Peter Wong

Peter Wong
Suggesting the space beyond
Associate Professor of Architecture

Peter Wong has been a professor at UNC Charlotte for more than 30 years. In that time, he has watched the field of architecture itself grow and expand, as well as the UNC Charlotte School of Architecture.

“Practice has influenced architectural education, but it's also come about through the change in technology, such as digital and computational technologies,” he says. “In all fields, technology has altered the practice of major professions.”

Architects use these technologies to find new ways to better inform design decisions. Wong’s current research is a case in point. Using eye-tracking technology, he studies the way we perceive and respond to space.

In his research, Wong is particularly interested in the way people look at indeterminate scenes, where there may be an edge or opening in the space that makes a participant’s eye wander outside the actual range of space. It may be a window or a wall that gives us the impression that space continues beyond the visual field of the scene. Whether looking at pictures of rooms or actual rooms, the hypothesis is that people will look at the scene longer if there are architectural features that project out of the room, anticipating the next space.

Wong sees an opportunity for this research in addressing affordable housing challenges. Affordable housing is a big issue across the country, especially in denser cities such as Chicago, Boston, New York, and even Charlotte. One way to make housing affordable is to make it more compact.

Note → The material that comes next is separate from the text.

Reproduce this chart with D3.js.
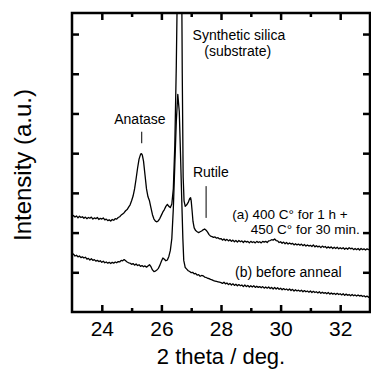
<!DOCTYPE html>
<html>
<head>
<meta charset="utf-8">
<script src="https://d3js.org/d3.v7.min.js"></script>
<style>
  body { margin: 0; background: #fff; }
  text { font-family: Arial, "Liberation Sans", sans-serif; fill: #000; }
</style>
</head>
<body>
<div id="chart"></div>
<script>
// x ticks (2 theta), labelled every 2 deg
var majorTicks = [24, 26, 28, 30, 32];
var minorTicks = [25, 27, 29, 31];
var yTicks = [1, 2, 3, 4, 5, 6, 7];

// (a) 400 C for 1 h + 450 C for 30 min
var curveA = [
  [23.00,2.40],[23.05,2.43],[23.10,2.39],[23.15,2.42],[23.20,2.37],[23.25,2.41],[23.30,2.38],[23.35,2.40],
  [23.40,2.36],[23.45,2.39],[23.50,2.35],[23.55,2.38],[23.60,2.36],[23.65,2.39],[23.70,2.34],[23.75,2.37],
  [23.80,2.35],[23.85,2.38],[23.90,2.33],[23.95,2.36],[24.00,2.34],[24.05,2.37],[24.10,2.32],[24.15,2.34],
  [24.20,2.30],[24.25,2.32],[24.30,2.29],[24.35,2.33],[24.40,2.31],[24.45,2.35],[24.50,2.34],[24.55,2.38],
  [24.60,2.40],[24.65,2.44],[24.70,2.47],[24.75,2.50],[24.80,2.55],[24.85,2.58],[24.90,2.64],[24.95,2.70],
  [25.00,2.80],[25.05,2.92],[25.10,3.10],[25.15,3.35],[25.20,3.62],[25.25,3.85],[25.30,3.97],[25.33,3.99],
  [25.36,3.95],[25.40,3.80],[25.45,3.45],[25.50,3.10],[25.55,2.90],[25.60,2.80],[25.65,2.62],[25.70,2.45],
  [25.75,2.34],[25.80,2.29],[25.85,2.27],[25.90,2.30],[25.95,2.36],[26.00,2.44],[26.05,2.52],[26.10,2.58],
  [26.15,2.66],[26.20,2.71],[26.25,2.66],[26.30,2.63],[26.35,2.72],[26.40,3.10],[26.45,4.20],[26.50,6.20],
  [26.55,9.00],[26.60,11.0],[26.66,11.0],[26.70,6.00],[26.73,3.40],[26.76,2.80],[26.80,2.66],[26.85,2.70],
  [26.90,2.76],[26.95,2.86],[26.98,2.88],[27.00,2.80],[27.03,2.55],[27.06,2.28],[27.10,2.12],[27.15,2.05],
  [27.20,2.02],[27.25,2.00],[27.30,2.02],[27.35,2.04],[27.40,2.07],[27.45,2.09],[27.50,2.06],[27.55,2.01],
  [27.60,1.95],[27.65,1.91],[27.70,1.90],[27.75,1.88],[27.80,1.89],[27.85,1.86],[27.90,1.87],[27.95,1.84],
  [28.00,1.85],[28.05,1.81],[28.10,1.84],[28.15,1.80],[28.20,1.83],[28.25,1.79],[28.30,1.82],[28.35,1.78],
  [28.40,1.81],[28.45,1.77],[28.50,1.80],[28.55,1.76],[28.60,1.80],[28.65,1.77],[28.70,1.79],[28.75,1.75],
  [28.80,1.79],[28.85,1.76],[28.90,1.78],[28.95,1.74],[29.00,1.78],[29.05,1.75],[29.10,1.77],[29.15,1.74],
  [29.20,1.78],[29.25,1.75],[29.30,1.77],[29.35,1.74],[29.40,1.78],[29.45,1.76],[29.50,1.78],[29.55,1.75],
  [29.60,1.79],[29.65,1.80],[29.70,1.82],[29.75,1.81],[29.80,1.84],[29.85,1.80],[29.90,1.79],[29.95,1.75],
  [30.00,1.77],[30.05,1.73],[30.10,1.76],[30.15,1.72],[30.20,1.75],[30.25,1.71],[30.30,1.74],[30.35,1.71],
  [30.40,1.73],[30.45,1.69],[30.50,1.72],[30.55,1.69],[30.60,1.71],[30.65,1.68],[30.70,1.71],[30.75,1.67],
  [30.80,1.70],[30.85,1.66],[30.90,1.69],[30.95,1.66],[31.00,1.68],[31.05,1.65],[31.10,1.69],[31.15,1.64],
  [31.20,1.67],[31.25,1.64],[31.30,1.66],[31.35,1.62],[31.40,1.66],[31.45,1.63],[31.50,1.65],[31.55,1.61],
  [31.60,1.64],[31.65,1.61],[31.70,1.64],[31.75,1.60],[31.80,1.63],[31.85,1.60],[31.90,1.63],[31.95,1.59],
  [32.00,1.62],[32.05,1.59],[32.10,1.62],[32.15,1.58],[32.20,1.61],[32.25,1.58],[32.30,1.62],[32.35,1.59],
  [32.40,1.61],[32.45,1.57],[32.50,1.60],[32.55,1.57],[32.60,1.60],[32.65,1.56],[32.70,1.60],[32.75,1.57],
  [32.80,1.59],[32.85,1.56],[32.90,1.59],[32.95,1.57],[33.00,1.58]
];

// (b) before anneal
var curveB = [
  [23.00,1.44],[23.05,1.46],[23.10,1.41],[23.15,1.43],[23.20,1.39],[23.25,1.41],[23.30,1.37],[23.35,1.39],
  [23.40,1.36],[23.45,1.38],[23.50,1.33],[23.55,1.35],[23.60,1.31],[23.65,1.34],[23.70,1.30],[23.75,1.32],
  [23.80,1.28],[23.85,1.30],[23.90,1.27],[23.95,1.29],[24.00,1.25],[24.05,1.28],[24.10,1.24],[24.15,1.26],
  [24.20,1.23],[24.25,1.25],[24.30,1.22],[24.35,1.25],[24.40,1.23],[24.45,1.26],[24.50,1.24],[24.55,1.27],
  [24.60,1.26],[24.65,1.30],[24.70,1.29],[24.75,1.32],[24.80,1.29],[24.85,1.26],[24.90,1.24],[24.95,1.23],
  [25.00,1.20],[25.05,1.22],[25.10,1.18],[25.15,1.21],[25.20,1.17],[25.25,1.19],[25.30,1.15],[25.35,1.17],
  [25.40,1.14],[25.45,1.16],[25.50,1.13],[25.55,1.16],[25.60,1.19],[25.65,1.14],[25.70,1.06],[25.75,1.02],
  [25.80,1.03],[25.85,1.06],[25.90,1.10],[25.95,1.18],[26.00,1.28],[26.05,1.36],[26.10,1.33],[26.15,1.29],
  [26.20,1.31],[26.25,1.40],[26.30,1.55],[26.35,1.85],[26.40,2.60],[26.45,3.70],[26.50,4.80],[26.55,5.48],
  [26.60,5.05],[26.64,4.00],[26.68,2.90],[26.72,1.85],[26.75,1.30],[26.80,1.12],[26.85,1.08],[26.90,1.04],
  [26.95,1.02],[27.00,0.99],[27.05,1.00],[27.10,0.96],[27.15,0.97],[27.20,0.93],[27.25,0.94],[27.30,0.90],
  [27.35,0.92],[27.40,0.91],[27.45,0.88],[27.50,0.87],[27.55,0.85],[27.60,0.84],[27.65,0.82],[27.70,0.81],
  [27.75,0.79],[27.80,0.78],[27.85,0.77],[27.90,0.76],[27.95,0.75],[28.00,0.74],[28.05,0.72],[28.10,0.75],
  [28.15,0.71],[28.20,0.73],[28.25,0.69],[28.30,0.72],[28.35,0.68],[28.40,0.71],[28.45,0.67],[28.50,0.70],
  [28.55,0.66],[28.60,0.69],[28.65,0.66],[28.70,0.68],[28.75,0.64],[28.80,0.68],[28.85,0.64],[28.90,0.67],
  [28.95,0.63],[29.00,0.66],[29.05,0.63],[29.10,0.66],[29.15,0.62],[29.20,0.65],[29.25,0.62],[29.30,0.64],
  [29.35,0.61],[29.40,0.64],[29.45,0.60],[29.50,0.63],[29.55,0.60],[29.60,0.63],[29.65,0.59],[29.70,0.62],
  [29.75,0.58],[29.80,0.62],[29.85,0.58],[29.90,0.61],[29.95,0.57],[30.00,0.60],[30.05,0.56],[30.10,0.59],
  [30.15,0.56],[30.20,0.58],[30.25,0.55],[30.30,0.58],[30.35,0.54],[30.40,0.57],[30.45,0.53],[30.50,0.56],
  [30.55,0.53],[30.60,0.55],[30.65,0.52],[30.70,0.55],[30.75,0.51],[30.80,0.54],[30.85,0.51],[30.90,0.53],
  [30.95,0.50],[31.00,0.53],[31.05,0.49],[31.10,0.52],[31.15,0.49],[31.20,0.51],[31.25,0.48],[31.30,0.51],
  [31.35,0.47],[31.40,0.50],[31.45,0.47],[31.50,0.49],[31.55,0.46],[31.60,0.49],[31.65,0.45],[31.70,0.48],
  [31.75,0.45],[31.80,0.47],[31.85,0.44],[31.90,0.47],[31.95,0.44],[32.00,0.46],[32.05,0.43],[32.10,0.46],
  [32.15,0.42],[32.20,0.45],[32.25,0.42],[32.30,0.44],[32.35,0.41],[32.40,0.44],[32.45,0.41],[32.50,0.43],
  [32.55,0.40],[32.60,0.43],[32.65,0.40],[32.70,0.42],[32.75,0.39],[32.80,0.41],[32.85,0.38],[32.90,0.40],
  [32.95,0.37],[33.00,0.39]
];

var W = 371, H = 371;
// plot frame edges in px (note: "top" is taken by window.top)
var padL = 72, padR = 370, padT = 13, padB = 312;

var svg = d3.select("#chart").append("svg")
  .attr("width", W)
  .attr("height", H);

var x = d3.scaleLinear().domain([23, 33]).range([padL, padR]);
var y = d3.scaleLinear().domain([0, 7.53]).range([padB, padT]);

svg.append("clipPath").attr("id", "plotclip")
  .append("rect")
  .attr("x", padL).attr("y", padT)
  .attr("width", padR - padL).attr("height", padB - padT);

// curves
var line = d3.line()
  .x(function(d) { return x(d[0]); })
  .y(function(d) { return y(d[1]); });

svg.append("g").attr("clip-path", "url(#plotclip)")
  .selectAll("path")
  .data([curveA, curveB])
  .enter().append("path")
  .attr("d", line)
  .attr("fill", "none")
  .attr("stroke", "#000")
  .attr("stroke-width", 1.3)
  .attr("stroke-linejoin", "round");

// axes (ticks point inwards)
function styleAxis(g) {
  g.select(".domain").remove();
  g.selectAll(".tick line").attr("stroke", "#000").attr("stroke-width", 2.5);
}

svg.append("g")
  .attr("transform", "translate(0," + padB + ")")
  .call(d3.axisBottom(x).tickValues(majorTicks).tickSize(-7).tickPadding(9).tickFormat(d3.format("d")))
  .call(styleAxis)
  .attr("font-family", null)
  .attr("font-size", null)
  .selectAll("text")
  .style("font-size", "21px");

svg.append("g")
  .attr("transform", "translate(0," + padB + ")")
  .call(d3.axisBottom(x).tickValues(minorTicks).tickSize(-4).tickFormat(""))
  .call(styleAxis);

svg.append("g")
  .attr("transform", "translate(0," + padT + ")")
  .call(d3.axisTop(x).tickValues(majorTicks).tickSize(-7).tickFormat(""))
  .call(styleAxis);

svg.append("g")
  .attr("transform", "translate(0," + padT + ")")
  .call(d3.axisTop(x).tickValues(minorTicks).tickSize(-4).tickFormat(""))
  .call(styleAxis);

svg.append("g")
  .attr("transform", "translate(" + padL + ",0)")
  .call(d3.axisLeft(y).tickValues(yTicks).tickSize(-7).tickFormat(""))
  .call(styleAxis);

svg.append("g")
  .attr("transform", "translate(" + padR + ",0)")
  .call(d3.axisRight(y).tickValues(yTicks).tickSize(-7).tickFormat(""))
  .call(styleAxis);

// frame
svg.append("rect")
  .attr("x", padL).attr("y", padT)
  .attr("width", padR - padL).attr("height", padB - padT)
  .attr("fill", "none")
  .attr("stroke", "#000")
  .attr("stroke-width", 2.5);

// axis titles
svg.append("text")
  .attr("x", (padL + padR) / 2)
  .attr("y", 364)
  .attr("text-anchor", "middle")
  .style("font-size", "22px")
  .text("2 theta / deg.");

svg.append("text")
  .attr("transform", "translate(31,165) rotate(-90)")
  .attr("text-anchor", "middle")
  .style("font-size", "24px")
  .text("Intensity (a.u.)");

// peak annotations
var ann = svg.append("g").style("font-size", "14px");

ann.append("text").attr("x", x(28.6)).attr("y", y(6.86))
  .attr("text-anchor", "middle").text("Synthetic silica");
ann.append("text").attr("x", x(28.56)).attr("y", y(6.45))
  .attr("text-anchor", "middle").text("(substrate)");

ann.append("text").attr("x", x(25.28)).attr("y", y(4.73))
  .attr("text-anchor", "middle").text("Anatase");
svg.append("line")
  .attr("x1", x(25.34)).attr("x2", x(25.34))
  .attr("y1", y(4.54)).attr("y2", y(4.25))
  .attr("stroke", "#000").attr("stroke-width", 1);

ann.append("text").attr("x", x(27.66)).attr("y", y(3.41))
  .attr("text-anchor", "middle").text("Rutile");
svg.append("line")
  .attr("x1", x(27.5)).attr("x2", x(27.5))
  .attr("y1", y(3.17)).attr("y2", y(2.37))
  .attr("stroke", "#000").attr("stroke-width", 1);

ann.append("text").attr("x", x(28.38)).attr("y", y(2.34))
  .style("font-size", "13.5px").text("(a) 400 C\u00b0 for 1 h +");
ann.append("text").attr("x", x(29.0)).attr("y", y(1.96))
  .style("font-size", "13.5px").text("450 C\u00b0 for 30 min.");
ann.append("text").attr("x", x(28.47)).attr("y", y(0.89))
  .text("(b) before anneal");
</script>
</body>
</html>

“How do you create affordable places for people that might be smaller and not typical but still have the feeling that it is big? Is there a way to psychologically relieve people from small spaces by these implied spaces that give the impression of a virtual largeness or expansiveness?”

In addition, Wong is interested in grassroots research that goes into communities to hear directly from residents affected by housing costs and gentrification. Recently, he participated in Associate Professor of Architecture and Urban Design Nadia Anderson’s in workshop in West Charlotte to get input from people who live in Charlotte’s rapidly changing Ashley Park neighborhood. The challenge, he says, is “to balance the need for a community to offer amenities to the neighbors that are there, without them being displaced, and the economic demands for development.”

With Chris Jarrett, the director of the School of Architecture, Wong created designLAB, a research center in the School of Architecture, in 2015. Working with undergraduate and graduate research assistants they address professional and theoretical architecture issues, generating design ideas through speculative projects for competitions. DesignLAB has completed nearly 20 projects and won several awards, including an Honorable Mention in the 2019 Timber in the City: Urban Habitats Competition presented by the Association of Collegiate Schools of Architecture (ACSA), third place in the 2018 ACSA/AISC Steel Design Student Competition, and second place in the 2017 New York City Affordable Housing Competition.